Donald Trump is an unstable and illiterate imperialist whose misuse of economic
power threatens both the capitalist and socialist world order. His reckless and irrational tariff regime is rooted in a misguided understanding of global trade and is designed to impose American dominance by destabilising weaker economies. He represents a serious threat to global economic stability and the sovereignty of nations in the Global South.

The EFF has long maintained that Trump’s presidency is a danger to humanity, and it
is time for all progressive forces across the world to unite and support efforts to remove
him from office. The world has suffered under his strong-arm tactics for too long, and
just as the United States has imposed regime change globally, it is now time to assist
the people of the United States in unseating their own dictator.

There is an urgent need for South Africa to develop a coherent and ideologically grounded National Economic Security Policy. 

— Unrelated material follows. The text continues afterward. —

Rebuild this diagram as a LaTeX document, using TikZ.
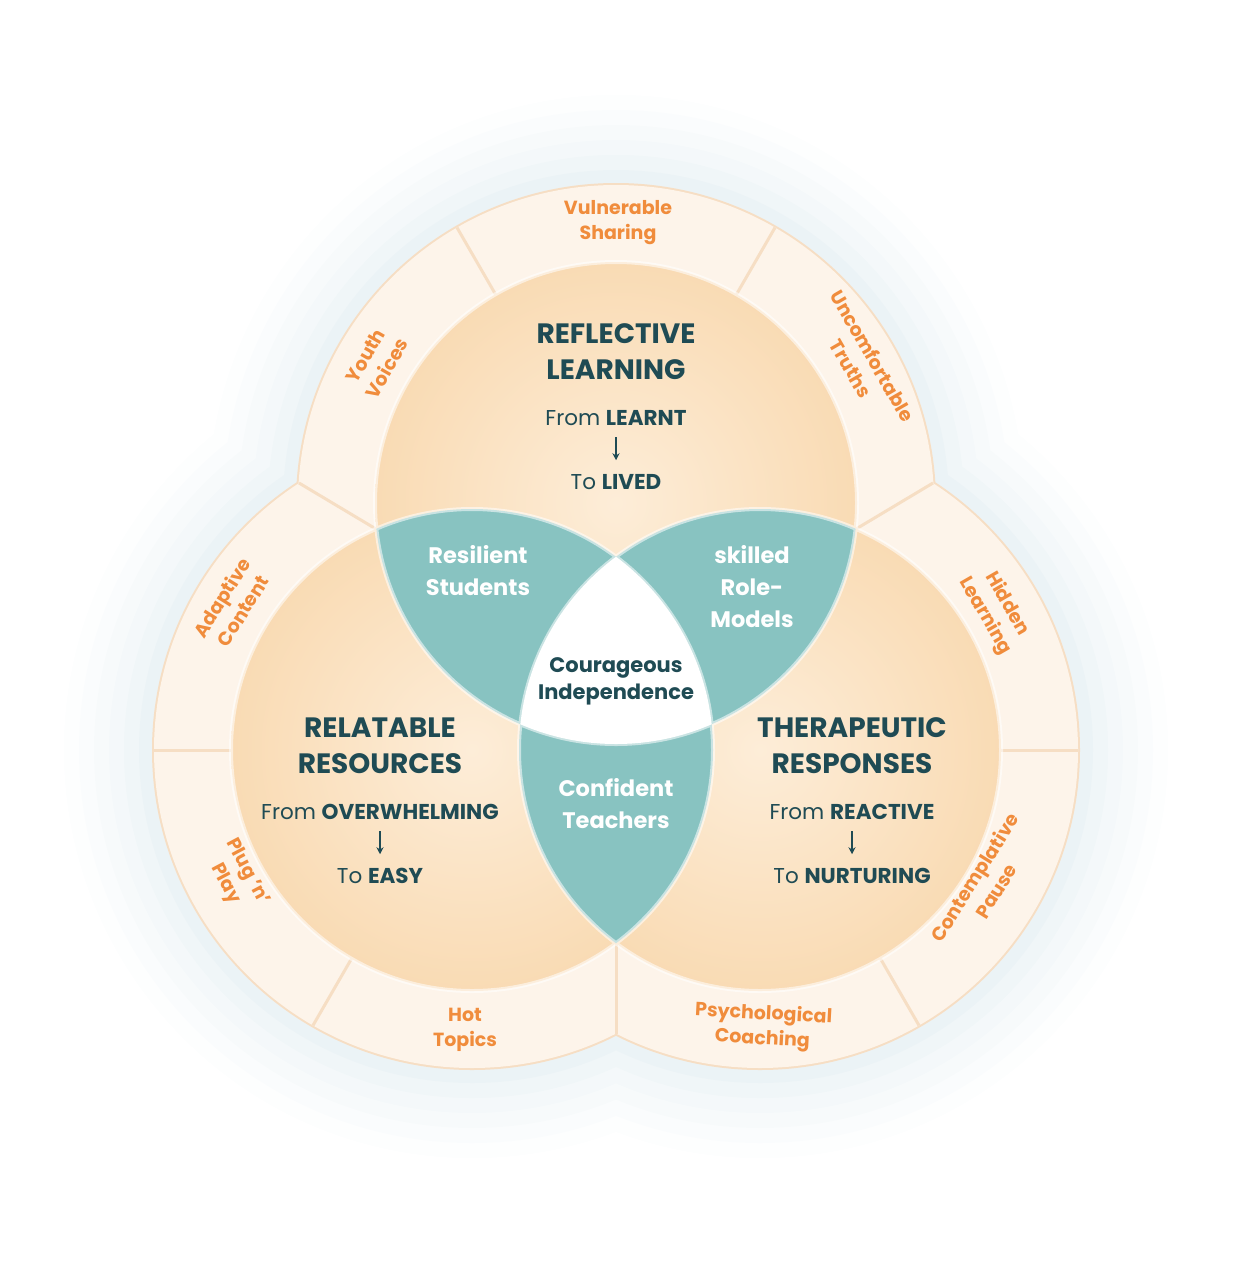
\documentclass[tikz,border=0pt]{standalone}
\usepackage{fontspec}
\setmainfont{Poppins}
\usetikzlibrary{arrows.meta,calc}
\definecolor{dark}{HTML}{1F4B54}
\definecolor{orng}{HTML}{F08C3C}
\definecolor{tealc}{HTML}{88C3C1}
\definecolor{cream}{HTML}{FDF4EA}
\definecolor{ringline}{HTML}{F6DEC4}
\definecolor{peachin}{HTML}{FDEDD8}
\definecolor{peachout}{HTML}{F9DBB4}
\definecolor{glow}{HTML}{C6DCE4}
\begin{document}
\begin{tikzpicture}[x=1pt,y=-1pt,
  title/.style={text=dark,align=center,font=\fontsize{28}{36}\selectfont\bfseries},
  sub/.style={text=dark,align=center,font=\fontsize{21.5}{24}\selectfont},
  lens/.style={text=white,align=center,font=\fontsize{22.5}{32}\selectfont\bfseries},
  ring/.style={text=orng,align=center,font=\fontsize{19}{25}\selectfont\bfseries},
  sep/.style={draw=ringline,line width=3pt},
  arr/.style={draw=dark,line width=1.2pt,-{Stealth[length=7pt,width=7pt]}}]
\useasboundingbox (0,0) rectangle (1232,1280);
\coordinate (T) at (616,503);
\coordinate (L) at (472,750);
\coordinate (R) at (760,750);
% glow
\foreach \k/\o in {90/0.04,75/0.05,60/0.06,45/0.07,30/0.09,15/0.11}{
\begin{scope}[transparency group,opacity=\o]
\fill[glow] (T) circle ({318+\k}) (L) circle ({318+\k}) (R) circle ({318+\k});
\end{scope}}
% ring
\draw[ringline,line width=4pt] (T) circle (318) (L) circle (318) (R) circle (318);
\fill[cream] (T) circle (318) (L) circle (318) (R) circle (318);
\coordinate (s1a) at (736.5,294.3); \coordinate (s1b) at (775,227.6);
\coordinate (s2a) at (495.5,294.3); \coordinate (s2b) at (457,227.6);
\coordinate (s3a) at (231,750); \coordinate (s3b) at (154,750);
\coordinate (s4a) at (351.5,958.7); \coordinate (s4b) at (313,1025.4);
\coordinate (s5a) at (1001,750); \coordinate (s5b) at (1078,750);
\coordinate (s6a) at (880.5,958.7); \coordinate (s6b) at (919,1025.4);
\coordinate (c1a) at (376,529); \coordinate (c1b) at (299,483);
\coordinate (c2a) at (856,529); \coordinate (c2b) at (933,483);
\coordinate (c3a) at (616,943); \coordinate (c3b) at (616,1034);
\foreach \s in {s1,s2,s3,s4,s5,s6,c1,c2,c3}{\draw[sep] (\s a) -- (\s b);}
% inner circles
\foreach \c in {T,L,R}{\shade[inner color=peachin,outer color=peachout] (\c) circle (241);}
\begin{scope}\clip (T) circle (241); \fill[tealc] (L) circle (241); \fill[tealc] (R) circle (241);\end{scope}
\begin{scope}\clip (L) circle (241); \fill[tealc] (R) circle (241);\end{scope}
\begin{scope}\clip (T) circle (241); \clip (L) circle (241); \fill[white] (R) circle (241);\end{scope}
\draw[white,opacity=0.55,line width=4pt] (T) circle (241) (L) circle (241) (R) circle (241);
% texts
\node[title] (t1) at (616,352) {REFLECTIVE\\LEARNING};
\node[sub] (f1) at (616,418) {From \textbf{LEARNT}};
\node[sub] (o1) at (616,482) {To \textbf{LIVED}};
\node[title] (t2) at (380,746) {RELATABLE\\RESOURCES};
\node[sub] (f2) at (380,812) {From \textbf{OVERWHELMING}};
\node[sub] (o2) at (380,876) {To \textbf{EASY}};
\node[title] (t3) at (852,746) {THERAPEUTIC\\RESPONSES};
\node[sub] (f3) at (852,812) {From \textbf{REACTIVE}};
\node[sub] (o3) at (852,876) {To \textbf{NURTURING}};
\foreach \i in {1,2,3}{\draw[arr] ($(f\i.center)!0.3!(o\i.center)$) -- ($(f\i.center)!0.66!(o\i.center)$);}
\node[lens] (l1) at (478,571) {Resilient\\Students};
\node[lens] (l2) at (752,587) {skilled\\Role-\\Models};
\node[lens] (l3) at (616,804) {Confident\\Teachers};
\node[text=dark,align=center,font=\fontsize{21}{27}\selectfont\bfseries] (ci) at (616,681) {Courageous\\Independence};
\node[ring] (r1) at (618,223) {Vulnerable\\Sharing};
\node[ring,rotate=60] (r2) at (376,362) {Youth\\Voices};
\node[ring,rotate=-60] (r3) at (862,362) {Uncomfortable\\Truths};
\node[ring,rotate=58] (r4) at (232,604) {Adaptive\\Content};
\node[ring,rotate=-62] (r5) at (236,878) {Plug ’n’\\Play};
\node[ring] (r6) at (465,1030) {Hot\\Topics};
\node[ring,rotate=-3] (r7) at (763,1027) {Psychological\\Coaching};
\node[ring,rotate=58] (r8) at (985,884) {Contemplative\\Pause};
\node[ring,rotate=-60] (r9) at (996,610) {Hidden\\Learning};
\end{tikzpicture}
\end{document}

This must begin by addressing
inequality, unemployment, and poverty through domestic industrialisation,
beneficiation, and land reform. Equally, a progressive foreign policy must emerge—
one that prioritises building alliances with trading partners such as China, Brazil,
Russia, and countries in the Global South, not through begging, but through mutually
beneficial cooperation.

While the US market is significant, this is not a time for sheepish diplomacy. The team
that negotiated on behalf of South Africa was weak, apologetic, and subservient. They
were treated like school children by the United States because they acted like school
children. This behaviour exposes the dangers of sending spineless envoys to do the
bidding of capital.

The Democratic Alliance (DA), much like AfriForum and Solidarity, is a political
extension of right-wing, white supremacist interests that seek to protect apartheid
privileges under the guise of liberal constitutionalism. It operates with the same logic of racial gatekeeping, economic sabotage, and disinformation. Its presence in the Government of National Unity (GNU) is not a gesture of reconciliation but a strategic
effort to weaken the state from within. 

The DA uses state resources to undermine the
very government it serves in, while pursuing an agenda that protects monopoly capital
and foreign interests. It is a snake fed at the dinner table of democracy, only to poison
the well at night.

We reaffirm the need for South Africa to align with progressive trading partners who
respect national sovereignty, support industrial development, and do not treat trade as an extractive, transactional affair. 

The EFF calls for the urgent acceleration of trade agreements and partnerships outside of the United States. This must not be done
through bureaucratic support desks, but through decisive, strategic, and politically
coherent engagements with countries that share a vision for a just global economy.

Forums such as the G20 must be used to shift trade away from dependence on imperial powers and toward a multipolar order built on mutual respect, solidarity, and shared development.